The analysis indicates that a substantial portion of invoices (81.0%) are for non-album purchases, suggesting that customers prefer buying individual tracks over entire albums. Based on this data, I recommend that the Chinook store should consider adapting its purchasing strategy to concentrate more on acquiring individual tracks or popular tracks from albums rather than procuring complete albums from record companies. This adjustment in strategy has the potential to better align with customer preferences and enhance revenue generation. Regular monitoring and analysis of purchase patterns can aid in refining this strategy over time.

## Conclusion

In conclusion, this SQL portfolio project has successfully addressed various business questions using the Chinook sample database. The analysis included selecting new albums for purchase based on genre popularity in the USA, evaluating sales performance among sales support agents, analysing sales data by country, and examining purchasing behaviour between albums and individual tracks.

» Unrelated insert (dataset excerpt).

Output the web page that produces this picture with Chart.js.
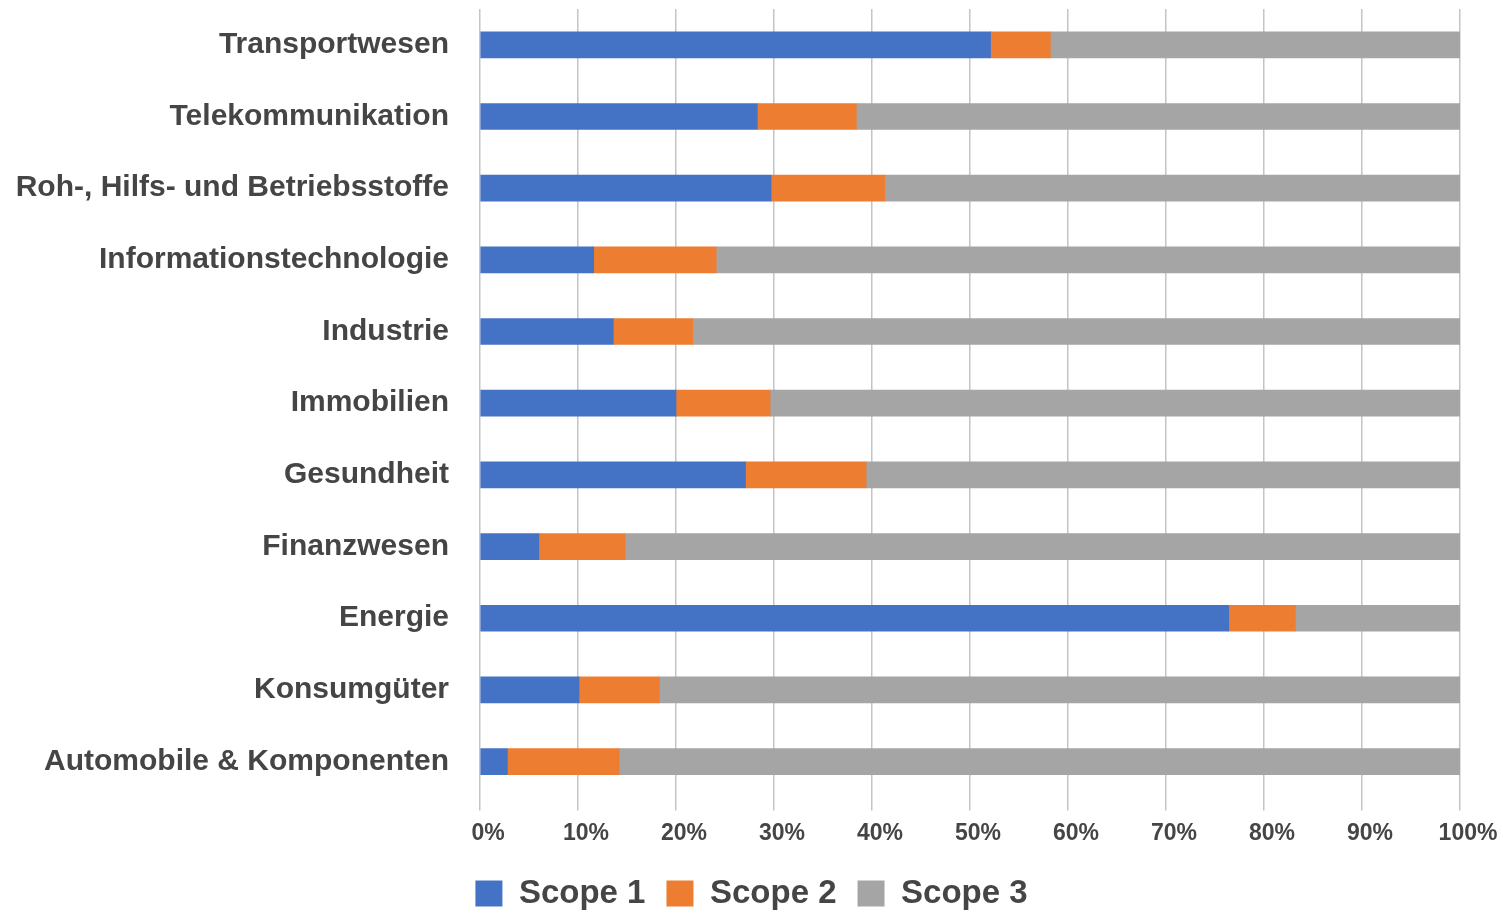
<!DOCTYPE html>
<html>
<head>
<meta charset="utf-8">
<script src="https://cdn.jsdelivr.net/npm/chart.js@4"></script>
<style>
    body { margin: 0; background: #fff; }
    #wrap { width: 1503px; height: 915px; }
</style>
</head>
<body>
<div id="wrap"><canvas id="scopeChart" width="1503" height="915"></canvas></div>
<script>
const sectors = [
    'Transportwesen',
    'Telekommunikation',
    'Roh-, Hilfs- und Betriebsstoffe',
    'Informationstechnologie',
    'Industrie',
    'Immobilien',
    'Gesundheit',
    'Finanzwesen',
    'Energie',
    'Konsumgüter',
    'Automobile & Komponenten'
];
const scope1 = [52.1, 28.3, 29.7, 11.6, 13.6, 20.0, 27.1, 6.0, 76.4, 10.1, 2.8];
const scope2 = [6.1, 10.1, 11.6, 12.5, 8.1, 9.6, 12.3, 8.8, 6.8, 8.2, 11.4];
const scope3 = [41.8, 61.6, 58.7, 75.9, 78.3, 70.4, 60.6, 85.2, 16.8, 81.7, 85.8];
const seriesNames = ['Scope 1', 'Scope 2', 'Scope 3'];

const textColor = '#454545';
const fontFamily = "'Liberation Sans', Arial, sans-serif";

const ctx = document.getElementById('scopeChart');
new Chart(ctx, {
    type: 'bar',
    data: {
        labels: sectors,
        datasets: [
            { label: seriesNames[0], data: scope1, backgroundColor: '#4472C4' },
            { label: seriesNames[1], data: scope2, backgroundColor: '#ED7D31' },
            { label: seriesNames[2], data: scope3, backgroundColor: '#A5A5A5' }
        ]
    },
    options: {
        indexAxis: 'y',
        responsive: false,
        animation: false,
        layout: { padding: { top: 9, right: 0, left: 0, bottom: -5 } },
        datasets: {
            bar: { barThickness: 26, borderWidth: 0 }
        },
        scales: {
            x: {
                stacked: true,
                min: 0,
                max: 100,
                border: { display: false },
                grid: { color: '#c4c4c4', lineWidth: 1.5, tickLength: 13 },
                ticks: {
                    stepSize: 10,
                    padding: 9,
                    labelOffset: 8,
                    color: textColor,
                    font: { family: fontFamily, size: 23, weight: 'bold' },
                    callback: v => v + '%'
                }
            },
            y: {
                stacked: true,
                border: { display: false },
                grid: { display: false, drawTicks: false },
                ticks: {
                    padding: 31,
                    color: textColor,
                    font: { family: fontFamily, size: 30, weight: 'bold' }
                },
                afterFit: scale => {
                    scale.width = 480;
                    scale.paddingTop = 0;
                    scale.paddingBottom = 0;
                }
            },
            // empty strip on the right so the legend is centred on the whole canvas
            yRight: {
                type: 'category',
                position: 'right',
                border: { display: false },
                grid: { display: false, drawTicks: false },
                ticks: { display: false },
                afterFit: scale => {
                    scale.width = 43;
                    scale.paddingTop = 0;
                    scale.paddingBottom = 0;
                }
            }
        },
        plugins: {
            legend: {
                position: 'bottom',
                labels: {
                    boxWidth: 27,
                    boxHeight: 26,
                    padding: 21,
                    color: textColor,
                    font: { family: fontFamily, size: 33, weight: 'bold' }
                }
            },
            tooltip: { enabled: false }
        }
    }
});
</script>
</body>
</html>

The findings from the analysis provide actionable insights for decision-making within the Chinook store. Recommendations include prioritising album purchases from Red Tone (Punk), Slim Jim Bites (Blues), and Meteor and Girls (Pop) based on genre popularity in the USA. The analysis of sales by country highlighted the importance of both large and small markets, emphasising the need for targeted marketing strategies. Additionally, the investigation into album versus individual track purchases suggests a shift towards acquiring popular tracks rather than complete albums to align with customer preferences and improve revenue generation.

Continued monitoring and analysis of customer behaviour and sales trends will be beneficial for optimising strategies and ensuring long-term business success in the digital media retail industry. Overall, leveraging SQL for data analysis has proven invaluable in gaining actionable insights and driving informed decision-making processes.